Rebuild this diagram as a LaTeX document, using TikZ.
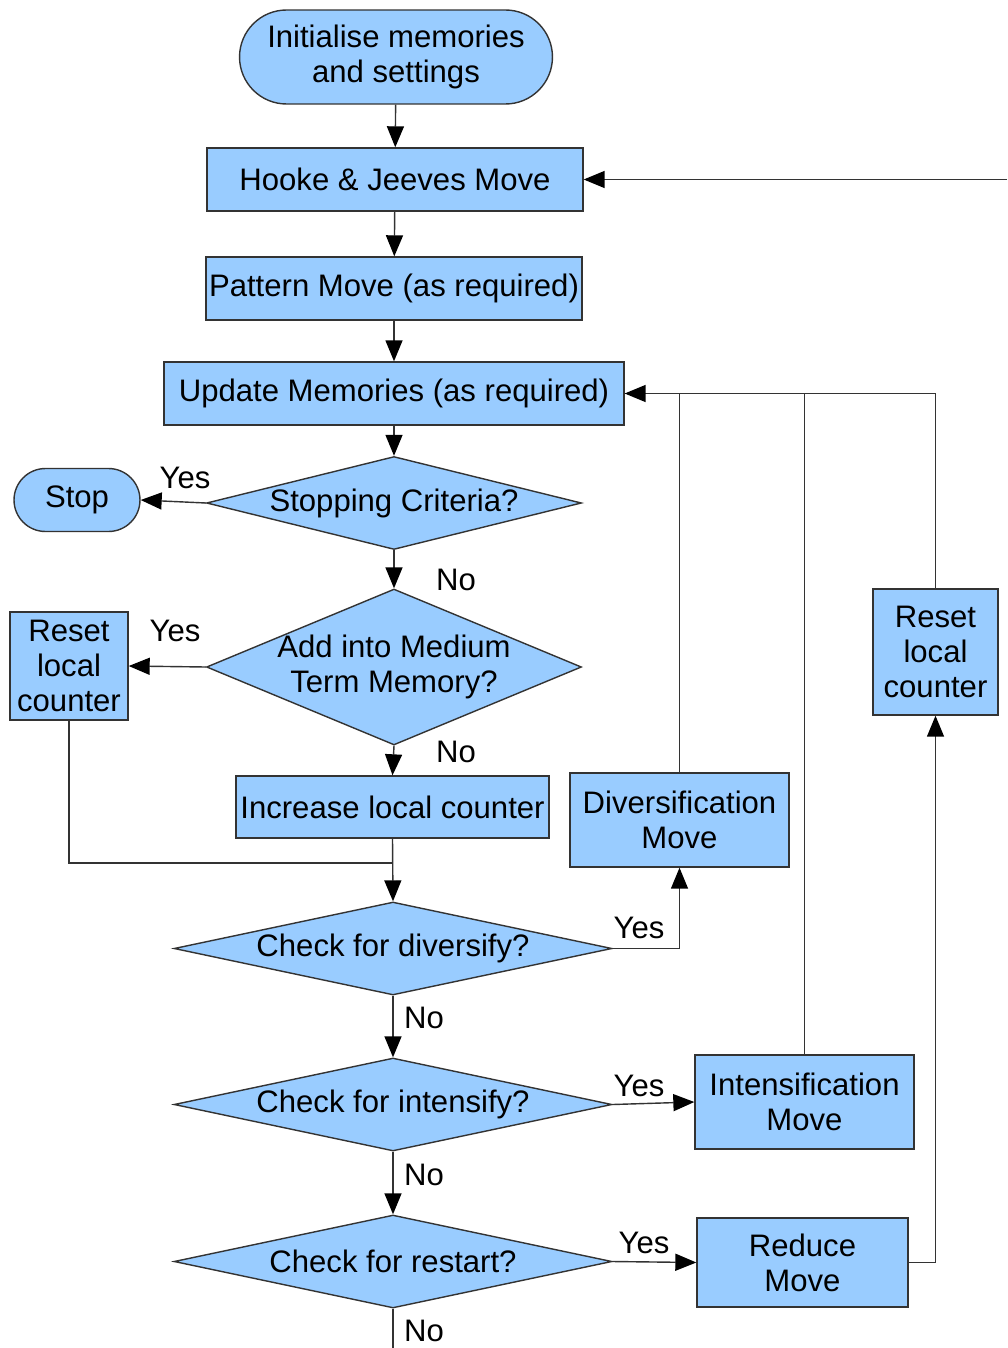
\documentclass[tikz,border=0pt]{standalone}
\usepackage{fontspec}
\setmainfont{Liberation Sans}
\usetikzlibrary{positioning,shapes.geometric,arrows.meta}
\definecolor{boxblue}{HTML}{99CCFF}
\definecolor{edgegray}{HTML}{333333}

\begin{document}
\begin{tikzpicture}[x=0.02cm, y=-0.02cm,
    box/.style={rectangle, draw=edgegray, line width=0.8pt, fill=boxblue, align=center, inner sep=0pt, font=\fontsize{17.7}{20}\selectfont},
    terminal/.style={box, rounded corners=#1},
    decision/.style={diamond, draw=edgegray, line width=0.8pt, fill=boxblue, inner sep=0pt, label={[align=center, font=\fontsize{17.7}{20}\selectfont]center:#1}},
    lbl/.style={font=\fontsize{17.7}{20}\selectfont, inner sep=0pt},
    arr/.style={draw=edgegray, line width=0.8pt, -{Triangle[length=0.42cm, width=0.34cm, color=black]}},
    line/.style={draw=edgegray, line width=0.8pt}]

\useasboundingbox (0,0) rectangle (1007,1348);

% Main column
\node[terminal=0.94cm, minimum width=6.26cm, minimum height=1.88cm] (init) at (396,57) {Initialise memories\\and settings};
\node[box, minimum width=7.52cm, minimum height=1.26cm] (hooke) at (395,179.5) {Hooke \& Jeeves Move};
\node[box, minimum width=7.52cm, minimum height=1.26cm] (pattern) at (394,288.5) {Pattern Move (as required)};
\node[box, minimum width=9.2cm, minimum height=1.26cm] (update) at (394,393.5) {Update Memories (as required)};
\node[decision={Stopping Criteria?}, minimum width=7.5cm, minimum height=1.86cm] (stopcrit) at (394,503) {};
\node[decision={Add into Medium\\Term Memory?}, minimum width=7.5cm, minimum height=3.12cm] (addmem) at (394,667) {};
\node[box, minimum width=6.26cm, minimum height=1.24cm] (increase) at (392.5,807) {Increase local counter};
\node[decision={Check for diversify?}, minimum width=8.76cm, minimum height=1.86cm] (diversify) at (393,948.5) {};
\node[decision={Check for intensify?}, minimum width=8.76cm, minimum height=1.86cm] (intensify) at (393,1104.5) {};
\node[decision={Check for restart?}, minimum width=8.76cm, minimum height=1.86cm] (restart) at (393,1261.5) {};

% Left side
\node[terminal=0.63cm, minimum width=2.52cm, minimum height=1.26cm] (stop) at (77,500) {Stop};
\node[box, minimum width=2.36cm, minimum height=2.16cm] (resetleft) at (69,666) {Reset\\local\\counter};

% Right side
\node[box, minimum width=4.38cm, minimum height=1.88cm] (divmove) at (679.5,820) {Diversification\\Move};
\node[box, minimum width=4.38cm, minimum height=1.88cm] (intmove) at (804.5,1102) {Intensification\\Move};
\node[box, minimum width=4.22cm, minimum height=1.78cm] (reduce) at (802.5,1262.5) {Reduce\\Move};
\node[box, minimum width=2.5cm, minimum height=2.52cm] (resetright) at (935.5,652) {Reset\\local\\counter};

% Branch labels
\node[lbl] (yesstop) at (185,478) {Yes};
\node[lbl] (nostop) at (456,580) {No};
\node[lbl] (yesmem) at (175,631) {Yes};
\node[lbl] (nomem) at (456,752) {No};
\node[lbl] (yesdiv) at (639,928) {Yes};
\node[lbl] (nodiv) at (424,1018) {No};
\node[lbl] (yesint) at (639,1086) {Yes};
\node[lbl] (noint) at (424,1175) {No};
\node[lbl] (yesres) at (644,1243) {Yes};
\node[lbl] (nores) at (424,1331) {No};

% Free ends
\coordinate (join) at (392.5,863);
\coordinate (loopin) at (1007,179.5);
\coordinate (exit) at (393,1348);

% Connections
\draw[arr] (init) -- (hooke);
\draw[arr] (hooke) -- (pattern);
\draw[arr] (pattern) -- (update);
\draw[arr] (update) -- (stopcrit);
\draw[arr] (stopcrit.west) -- (stop.east);
\draw[arr] (stopcrit.south) -- (addmem.north);
\draw[arr] (addmem.west) -- (resetleft.east);
\draw[arr] (addmem.south) -- (increase.north);
\draw[line] (resetleft.south) |- (join);
\draw[arr] (increase.south) -- (diversify.north);
\draw[arr] (diversify.east) -| (divmove.south);
\draw[arr] (diversify.south) -- (intensify.north);
\draw[arr] (intensify.east) -- (intmove.west);
\draw[arr] (intensify.south) -- (restart.north);
\draw[arr] (restart.east) -- (reduce.west);
\draw[line] (restart.south) -- (exit);
\draw[arr] (reduce.east) -| (resetright.south);
\draw[line] (divmove.north) |- (update.east);
\draw[line] (intmove.north) |- (update.east);
\draw[arr] (resetright.north) |- (update.east);
\draw[arr] (loopin) -- (hooke.east);

\end{tikzpicture}
\end{document}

▶ [Written request]
From the material above, reproduce everything verbatim except the pictures.

▶ [Completed task]
Rebuild this diagram as a LaTeX document, using TikZ.
\documentclass[tikz,border=0pt]{standalone}
\usepackage{fontspec}
\setmainfont{Liberation Sans}
\usetikzlibrary{positioning,shapes.geometric,arrows.meta}
\definecolor{boxblue}{HTML}{99CCFF}
\definecolor{edgegray}{HTML}{333333}

\begin{document}
\begin{tikzpicture}[x=0.02cm, y=-0.02cm,
    box/.style={rectangle, draw=edgegray, line width=0.8pt, fill=boxblue, align=center, inner sep=0pt, font=\fontsize{17.7}{20}\selectfont},
    terminal/.style={box, rounded corners=#1},
    decision/.style={diamond, draw=edgegray, line width=0.8pt, fill=boxblue, inner sep=0pt, label={[align=center, font=\fontsize{17.7}{20}\selectfont]center:#1}},
    lbl/.style={font=\fontsize{17.7}{20}\selectfont, inner sep=0pt},
    arr/.style={draw=edgegray, line width=0.8pt, -{Triangle[length=0.42cm, width=0.34cm, color=black]}},
    line/.style={draw=edgegray, line width=0.8pt}]

\useasboundingbox (0,0) rectangle (1007,1348);

% Main column
\node[terminal=0.94cm, minimum width=6.26cm, minimum height=1.88cm] (init) at (396,57) {Initialise memories\\and settings};
\node[box, minimum width=7.52cm, minimum height=1.26cm] (hooke) at (395,179.5) {Hooke \& Jeeves Move};
\node[box, minimum width=7.52cm, minimum height=1.26cm] (pattern) at (394,288.5) {Pattern Move (as required)};
\node[box, minimum width=9.2cm, minimum height=1.26cm] (update) at (394,393.5) {Update Memories (as required)};
\node[decision={Stopping Criteria?}, minimum width=7.5cm, minimum height=1.86cm] (stopcrit) at (394,503) {};
\node[decision={Add into Medium\\Term Memory?}, minimum width=7.5cm, minimum height=3.12cm] (addmem) at (394,667) {};
\node[box, minimum width=6.26cm, minimum height=1.24cm] (increase) at (392.5,807) {Increase local counter};
\node[decision={Check for diversify?}, minimum width=8.76cm, minimum height=1.86cm] (diversify) at (393,948.5) {};
\node[decision={Check for intensify?}, minimum width=8.76cm, minimum height=1.86cm] (intensify) at (393,1104.5) {};
\node[decision={Check for restart?}, minimum width=8.76cm, minimum height=1.86cm] (restart) at (393,1261.5) {};

% Left side
\node[terminal=0.63cm, minimum width=2.52cm, minimum height=1.26cm] (stop) at (77,500) {Stop};
\node[box, minimum width=2.36cm, minimum height=2.16cm] (resetleft) at (69,666) {Reset\\local\\counter};

% Right side
\node[box, minimum width=4.38cm, minimum height=1.88cm] (divmove) at (679.5,820) {Diversification\\Move};
\node[box, minimum width=4.38cm, minimum height=1.88cm] (intmove) at (804.5,1102) {Intensification\\Move};
\node[box, minimum width=4.22cm, minimum height=1.78cm] (reduce) at (802.5,1262.5) {Reduce\\Move};
\node[box, minimum width=2.5cm, minimum height=2.52cm] (resetright) at (935.5,652) {Reset\\local\\counter};

% Branch labels
\node[lbl] (yesstop) at (185,478) {Yes};
\node[lbl] (nostop) at (456,580) {No};
\node[lbl] (yesmem) at (175,631) {Yes};
\node[lbl] (nomem) at (456,752) {No};
\node[lbl] (yesdiv) at (639,928) {Yes};
\node[lbl] (nodiv) at (424,1018) {No};
\node[lbl] (yesint) at (639,1086) {Yes};
\node[lbl] (noint) at (424,1175) {No};
\node[lbl] (yesres) at (644,1243) {Yes};
\node[lbl] (nores) at (424,1331) {No};

% Free ends
\coordinate (join) at (392.5,863);
\coordinate (loopin) at (1007,179.5);
\coordinate (exit) at (393,1348);

% Connections
\draw[arr] (init) -- (hooke);
\draw[arr] (hooke) -- (pattern);
\draw[arr] (pattern) -- (update);
\draw[arr] (update) -- (stopcrit);
\draw[arr] (stopcrit.west) -- (stop.east);
\draw[arr] (stopcrit.south) -- (addmem.north);
\draw[arr] (addmem.west) -- (resetleft.east);
\draw[arr] (addmem.south) -- (increase.north);
\draw[line] (resetleft.south) |- (join);
\draw[arr] (increase.south) -- (diversify.north);
\draw[arr] (diversify.east) -| (divmove.south);
\draw[arr] (diversify.south) -- (intensify.north);
\draw[arr] (intensify.east) -- (intmove.west);
\draw[arr] (intensify.south) -- (restart.north);
\draw[arr] (restart.east) -- (reduce.west);
\draw[line] (restart.south) -- (exit);
\draw[arr] (reduce.east) -| (resetright.south);
\draw[line] (divmove.north) |- (update.east);
\draw[line] (intmove.north) |- (update.east);
\draw[arr] (resetright.north) |- (update.east);
\draw[arr] (loopin) -- (hooke.east);

\end{tikzpicture}
\end{document}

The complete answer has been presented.